The Best of the Best Lesbian Erotica has a story that details just such an experience that Lumpy describes, only the woman is aware at the start that it’s a pre-op drag queen, and has an affirming and positive experience that examines what it means to be female. Also in the anthology is a more depressing, but ultimately affirming story about a lesbian and a FtM. I bought it, so put me in your non-castrating group.
I’ve known several transgendered/transsexual people, immediate disclosure has always been part of the deal, and it has hampered, but not deadened, their ability to date, have sex, and form relationships. My friends are mostly pre-op, not post-op, but not being fully open with someone right away seems like a very bad way to start a relationship.
Why would someone be a pervert if they want someone with diverse plumbing, or ambiguous or androgynous sexuality? I think what Daniel is trying to say (and if I’m way off, my apologies) is that while identifying as a full/true female or male is very important to the person who has transitioned, it may be less important, as a selection tool, to the sexual partner, for whatever reason. Maybe the two don’t mesh because their priorities and expectations differ, but geez, that’s no reason for close-mindedness and condemnation.
What about the transsexuals that you don’t read? Are you telling me that your transdar is 100% accurate?
Sure, I’ll agree that 100% of transsexuals who practice immediate disclosure practice immediate disclosure. But that’s kinda tautological, now, isn’t it?
You wouldn’t know about the ones that are stealth, because you’re not going to be disclosed to (stealths only disclose anonymously or in safe spaces) and a lot of them pass so well that you’d never guess it on your own.
Nope–I’m defending the idea that people should be honest with one another in the courting process about things the other person is likely to find important.

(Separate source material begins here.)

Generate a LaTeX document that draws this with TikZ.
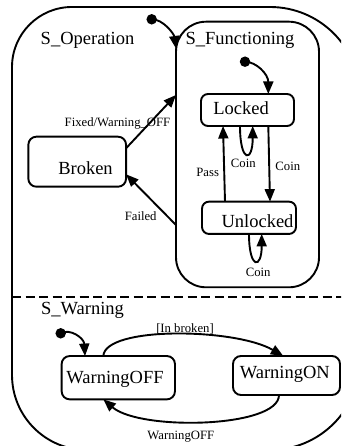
\documentclass[tikz,border=0pt]{standalone}
\usepackage{fontspec}
\setmainfont{Liberation Serif}
\usetikzlibrary{arrows.meta}
\newcommand{\ctext}[3]{\makebox[0pt]{\hspace*{#1}\hspace*{#1}\smash{\raisebox{\dimexpr#2-0.33em\relax}{#3}}}}
\begin{document}
\begin{tikzpicture}[x=1bp,y=1bp,
  line width=1.9bp,
  big/.style={font=\fontsize{18.5bp}{22bp}\selectfont},
  small/.style={font=\fontsize{12.7bp}{15bp}\selectfont},
  st/.style={draw, rounded corners=7bp, inner sep=0pt, outer sep=0pt, big},
  lab/.style={inner sep=0pt, anchor=base, small},
  title/.style={inner sep=0pt, anchor=base, big},
  arr/.style={-{Triangle[length=12.5bp,width=10bp]}},
  dot/.style={circle, fill, inner sep=0pt, minimum size=10.5bp},
]
\useasboundingbox (0,0) rectangle (341,446);
\clip (0,0) rectangle (341,446);

% outer composite state
\draw (12,379) arc[start angle=180,end angle=90,radius=60] -- (270,439)
  arc[start angle=90,end angle=0,radius=90] -- (360,86)
  arc[start angle=0,end angle=-90,radius=90] -- (87,-4)
  arc[start angle=270,end angle=180,radius=75] -- cycle;
\draw[dash pattern=on 9bp off 4.5bp] (12,149) -- (360,149);

% S_Functioning
\node[draw, rounded corners=30bp, minimum width=143bp, minimum height=265.6bp, inner sep=0pt, outer sep=0pt] (sfunc) at (247.5,291.5) {};

% titles
\node[title] (tsop) at (87.5,401) {S\_Operation};
\node[title] (tsfn) at (240,401) {S\_Functioning};
\node[title] (tswa) at (82.5,131) {S\_Warning};

% states
\node[st, minimum width=93bp, minimum height=32bp] (locked) at (247.5,336) {\ctext{-6.5bp}{1.5bp}{Locked}};
\node[st, minimum width=94bp, minimum height=32.3bp] (unlocked) at (249,228.2) {\ctext{8.5bp}{-3.9bp}{Unlocked}};
\node[st, rounded corners=8bp, minimum width=97.7bp, minimum height=50bp] (broken) at (77.2,284.3) {\ctext{8.3bp}{-6.3bp}{Broken}};
\node[st, rounded corners=8bp, minimum width=113.3bp, minimum height=43.3bp] (woff) at (118.3,68.3) {\ctext{-3.3bp}{0bp}{WarningOFF}};
\node[st, rounded corners=8bp, minimum width=107bp, minimum height=39bp] (won) at (286.5,70.5) {\ctext{-1.7bp}{2.8bp}{WarningON}};

% initial dots
\node[dot] (i1) at (151.7,426.7) {};
\node[dot] (i2) at (245,384.3) {};
\node[dot] (i3) at (60.7,112.7) {};

% transitions
\draw[arr] (i1.center) .. controls (163,427) and (174,412) .. (sfunc.124.4);
\draw[arr] (i2.center) .. controls (256,384.3) and (268.3,372) .. ([xshift=20.8bp]locked.north);
\draw[arr] ([xshift=-24bp]unlocked.north) -- ([xshift=-24.5bp]locked.south);
\draw[arr] ([xshift=20.8bp]locked.south) -- ([xshift=21bp]unlocked.north);
\draw[arr] ([xshift=-7.5bp]locked.south) .. controls +(0,-37) and +(0,-37) .. ([xshift=5.2bp]locked.south);
\draw[arr] (unlocked.south) .. controls +(0,-35.6) and +(0,-35.6) .. ([xshift=12.7bp]unlocked.south);
\draw[arr] ([yshift=13.4bp]broken.east) -- ([yshift=59.5bp]sfunc.west);
\draw[arr] ([yshift=-70.5bp]sfunc.west) -- ([yshift=-12.6bp]broken.east);
\draw[arr] (i3.center) .. controls (70,118) and (84,108) .. ([xshift=-33.3bp]woff.north);
\draw[arr] ([xshift=-15bp]woff.north) .. controls (105,120) and (235,118) .. ([xshift=-3.2bp]won.north);
\draw[arr] ([xshift=-7.5bp]won.south) .. controls (279,18) and (140,15) .. ([xshift=-15bp]woff.south);

% labels
\node[lab] (lfix) at (117.5,319.3) {Fixed/Warning\_OFF};
\node[lab] (lpass) at (207.7,269.3) {Pass};
\node[lab] (lc1) at (243.3,278.3) {Coin};
\node[lab] (lc2) at (287.8,275.3) {Coin};
\node[lab] (lfail) at (140.7,225) {Failed};
\node[lab] (lc3) at (258.2,169.3) {Coin};
\node[lab] (linb) at (185,113) {[In broken]};
\node[lab] (lwoff) at (180.8,6) {WarningOFF};
\end{tikzpicture}
\end{document}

Perhaps if you go back and read that you’ll notice a parenthetical comment; I thought that was strong enough.
Out of curiosity, what makes a man who is attracted to transsexuals “creepy” or a “pervert”? Maybe I’m naive, but I don’t see how having a pro-transsexual inclination is in itself a bad thing.
Actually, let me state that more strongly: your misrepresentation of what I said pisses me off, Kelly. I said:
I did NOT say that they have the same “obligation of disclosure.” I said they faced vaguely similar difficulties.
Since you need me to spell it out for you: transsexuals sometimes find that potential dates are scared off by finding out about their transsexuality. Herpes-positive folks sometimes find that potential dates are scared off by finding out about their herpes status. VAGUELY, I said. VAGUELY akin.
I did NOT mention anything about an obligation of disclosure there. In fact, I said I could understand how a little bit of reiticence would be the best strategy.
You may be looking to be insulted, but I’m not going to oblige you. You may apologize or not, as you see fit, for the misrepresentation. Honesty remains important to me.
I think I can understand that. Are you Latina, juanita? If so, would you want to go to a Web site for white guys looking to date Latina women?
It does seem creepy somehow, like the folks there are wanting to date a fetish and not a person. Which there’s nothing wrong with, but I wouldn’t want to be their date.
I’m sure that there are plenty of people who specifically want to date transsexuals who are not perverts. It’s just been my experience that the vast majority of them are, in fact, perverts. This is an empirical observation, not a conclusion from first principles.
Juanita’s black, so I think she would probably strike out at that site.
I can certainly see that it would be off-putting if your race or your transgender status is the only aspect of one’s persona a potential suitor found appealing.
OTOH, is it wrong to find TG folks more attractive in general. I find muscle fetishists to be creepy, but if I were single, I’d want a potential mate to be interested in my physicality.
D’oh! But the same idea applies, I think: a site for white guys interested in dating black women would be a little weird. (I’m a paleskin redhead, and I’d be ooged out by a site for folks wanting to date a redhead).
At any rate, what Kelly says about empirical observation makes complete sense.
Diet Vanilla Pepsi is not that bad. There’s no way I can excuse this hijack by claiming it’s analogous to a misunderstood, transgendered cola, but really, it’s quite good as diet colas go. Especially with at outdoor barbecues where they’re roasting a big 'ol hog.
BTDT…that was even before I knew she was a mtf post-op. Of course, that’s out of a grand total of 1 known mtf I’ve ever known of, so I can’t say all good-looking postops are unattractive.